Actually, you can perform those steps in either order. Obviously, if something doesn't qualify under a hearsay exception, it's not going to come in regardless of whether it's testimonial or not. If it does qualify, then you can proceed to determine whether it's testimonial. The important thing to remember is that both steps need to be performed anytime out of court statements are sought to be admitted. You can't just glide by Crawford and presume, as the 9th District did, that statements which qualify under a hearsay exception are non-testimonial.
Of course, writing a tight, well-organized, well-thought-out opinion is nice, but it doesn't help if you get the decision wrong. I don't think that happened here, at least under current precedents. The court concluded that the statements were excited utterances, and thus qualified under that hearsay exception, and that they weren't testimonial because they were intended to seek immediate assistance, not provide information to be used in the prosecution of the defendant.

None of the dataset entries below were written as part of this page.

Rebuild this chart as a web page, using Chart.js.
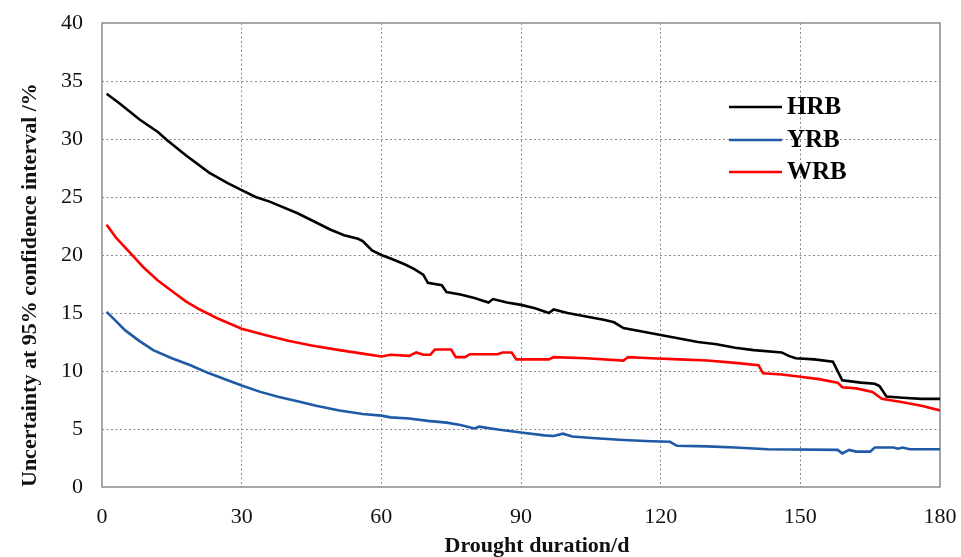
<!DOCTYPE html>
<html>
<head>
<meta charset="utf-8">
<script src="https://cdn.jsdelivr.net/npm/chart.js@4/dist/chart.umd.min.js"></script>
<style>
  html, body { margin: 0; padding: 0; background: #ffffff; }
  #wrap { width: 961px; height: 557px; position: relative; }
</style>
</head>
<body>
<div id="wrap"><canvas id="c" width="961" height="557"></canvas></div>
<script>
// ---- Data ----
const seriesNames = ["HRB", "YRB", "WRB"];
const xTicks = [0, 30, 60, 90, 120, 150, 180];
const yTicks = [0, 5, 10, 15, 20, 25, 30, 35, 40];

const hrbDays = [1,4,8,12,14,18,23,27,30,33,36,42,46,49,52,55,56,58,60,62,65,67,69,70,73,74,77,80,83,84,87,90,93,96,97,100,104,108,110,112,116,120,124,128,132,136,140,146,147.5,149,153,157,159,163,166,167,168.5,172,176,180];
const hrbVals = [33.9,33.0,31.7,30.6,29.9,28.6,27.1,26.2,25.6,25.0,24.6,23.6,22.8,22.2,21.7,21.4,21.2,20.4,20.0,19.7,19.2,18.8,18.3,17.6,17.4,16.8,16.6,16.3,15.9,16.2,15.9,15.7,15.4,15.0,15.3,15.0,14.7,14.4,14.2,13.7,13.4,13.1,12.8,12.5,12.3,12.0,11.8,11.6,11.3,11.1,11.0,10.8,9.2,9.0,8.9,8.7,7.8,7.7,7.6,7.6];

const yrbDays = [1,3,5,8,11,15,19,23,27,30,34,38,42,46,51,56,60,62,66,70,74,77,80,81,85,90,95,97,99,101,106,112,118,122,123.5,130,136,143,158,159,160.5,162,165,166,170,171,172,173.5,180];
const yrbVals = [15.1,14.3,13.5,12.6,11.8,11.1,10.5,9.8,9.2,8.75,8.2,7.75,7.4,7.0,6.6,6.3,6.15,6.0,5.9,5.7,5.55,5.35,5.05,5.2,4.95,4.7,4.45,4.4,4.6,4.35,4.2,4.05,3.95,3.9,3.55,3.5,3.4,3.25,3.2,2.9,3.2,3.05,3.05,3.4,3.4,3.3,3.4,3.25,3.25];

const wrbDays = [1,3,6,9,12,15,18,21,25,30,35,40,45,51,56,60,62,66,67.5,69,70.5,71.5,75,76,78,79,85,86,88,89,96,97,104,112,113,118,124,130,136,141,142,146,150,154,158,159,162,165.5,167.5,172,176,180];
const wrbVals = [22.6,21.5,20.2,18.9,17.8,16.9,16.0,15.3,14.5,13.65,13.1,12.6,12.2,11.8,11.5,11.25,11.4,11.3,11.6,11.4,11.4,11.85,11.85,11.2,11.2,11.45,11.45,11.6,11.6,11.0,11.0,11.2,11.1,10.9,11.2,11.1,11.0,10.9,10.7,10.5,9.8,9.7,9.5,9.3,9.0,8.6,8.5,8.2,7.6,7.3,7.0,6.6];

const xTitle = "Drought duration/d";
const yTitle = "Uncertainty at 95% confidence interval /%";

// ---- Styles ----
const colors = ["#000000", "#1f5aa6", "#ff0000"];
const serif = "'Liberation Serif', 'Times New Roman', serif";

function pts(days, vals) { return days.map((d, i) => ({ x: d, y: vals[i] })); }

const boxPlugin = {
  id: 'box',
  beforeDatasetsDraw(chart) {
    const { ctx, chartArea: a } = chart;
    ctx.save();
    ctx.strokeStyle = '#8a8a8a';
    ctx.lineWidth = 1.5;
    ctx.strokeRect(a.left, a.top, a.right - a.left, a.bottom - a.top);
    ctx.restore();
  }
};

const textPlugin = {
  id: 'texts',
  afterDatasetsDraw(chart) {
    const { ctx } = chart;
    const x0 = 729, x1 = 782, tx = 787, ys = [107, 140, 172];
    ctx.save();
    chart.data.datasets.forEach((ds, i) => {
      ctx.strokeStyle = ds.borderColor;
      ctx.lineWidth = 2.6;
      ctx.beginPath();
      ctx.moveTo(x0, ys[i]);
      ctx.lineTo(x1, ys[i]);
      ctx.stroke();
      ctx.fillStyle = '#000';
      ctx.font = "bold 25px " + serif;
      ctx.textBaseline = 'middle';
      ctx.textAlign = 'left';
      ctx.fillText(ds.label, tx, ys[i] + 1);
    });
    // x axis title (offset to the right as in the reference)
    ctx.fillStyle = '#111';
    ctx.font = "bold 22px " + serif;
    ctx.textAlign = 'center';
    ctx.textBaseline = 'middle';
    ctx.fillText(xTitle, 537, 546);
    ctx.restore();
  }
};

const gridColor = (edgeVals) => (c) => edgeVals.includes(c.tick.value) ? 'rgba(0,0,0,0)' : '#8c8c8c';

new Chart(document.getElementById('c'), {
  type: 'line',
  data: {
    datasets: [
      { label: seriesNames[0], data: pts(hrbDays, hrbVals), borderColor: colors[0] },
      { label: seriesNames[1], data: pts(yrbDays, yrbVals), borderColor: colors[1] },
      { label: seriesNames[2], data: pts(wrbDays, wrbVals), borderColor: colors[2] }
    ].map(d => Object.assign(d, { borderWidth: 2.6, pointRadius: 0, tension: 0, fill: false, backgroundColor: d.borderColor }))
  },
  options: {
    responsive: false,
    animation: false,
    devicePixelRatio: 1,
    layout: { padding: { left: 17, right: 21, top: 23, bottom: 0 } },
    plugins: { legend: { display: false }, tooltip: { enabled: false } },
    scales: {
      x: {
        type: 'linear', min: 0, max: 180,
        afterBuildTicks: (s) => { s.ticks = xTicks.map(v => ({ value: v })); },
        afterFit: (s) => { s.height = 70; s.paddingLeft = 0; s.paddingRight = 0; },
        ticks: { font: { family: serif, size: 22 }, color: '#111', padding: 17, maxRotation: 0 },
        grid: { color: gridColor([0, 180]), lineWidth: 1, drawTicks: false },
        border: { display: false, dash: [2, 2.5] },
        title: { display: false }
      },
      y: {
        type: 'linear', min: 0, max: 40,
        afterBuildTicks: (s) => { s.ticks = yTicks.map(v => ({ value: v })); },
        afterFit: (s) => { s.width = 85; s.paddingTop = 0; s.paddingBottom = 0; },
        ticks: { font: { family: serif, size: 22 }, color: '#111', padding: 19 },
        grid: { color: gridColor([0, 40]), lineWidth: 1, drawTicks: false },
        border: { display: false, dash: [2, 2.5] },
        title: { display: true, text: yTitle, align: 'start', font: { family: serif, size: 22, weight: 'bold' }, color: '#111', padding: { top: 0, bottom: 0 } }
      }
    }
  },
  plugins: [boxPlugin, textPlugin]
});
</script>
</body>
</html>
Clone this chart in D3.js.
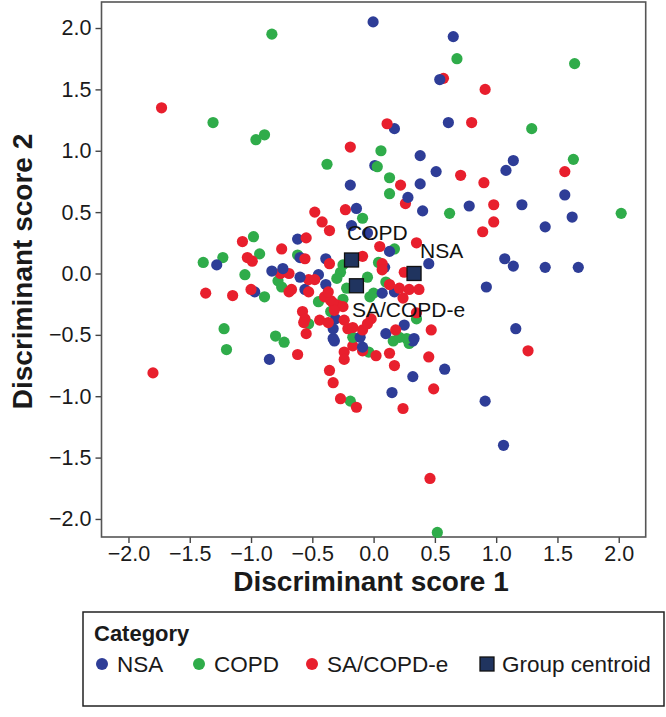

That last one is a little tricky, because it's obvious that a woman who's bleeding and yelling, "My husband is beating me up," could be offering that statement for both purposes. Still, given the court's previous cases, and the US Supreme Court's decision last year in Davis v. Washington, which I discussed here, I don't think there was any other result the court could've come to.
This goes back to what I said at that time: despite the initial hooplah from the defense bar when Crawford came out, it's becoming clearer that the decision isn't as broad as initially thought. Justice Thomas makes an argument in his dissent in Davis that Crawford should be limited to "formal" statements to the police, and I wouldn't be surprised if the Court moves toward that view over the next few years.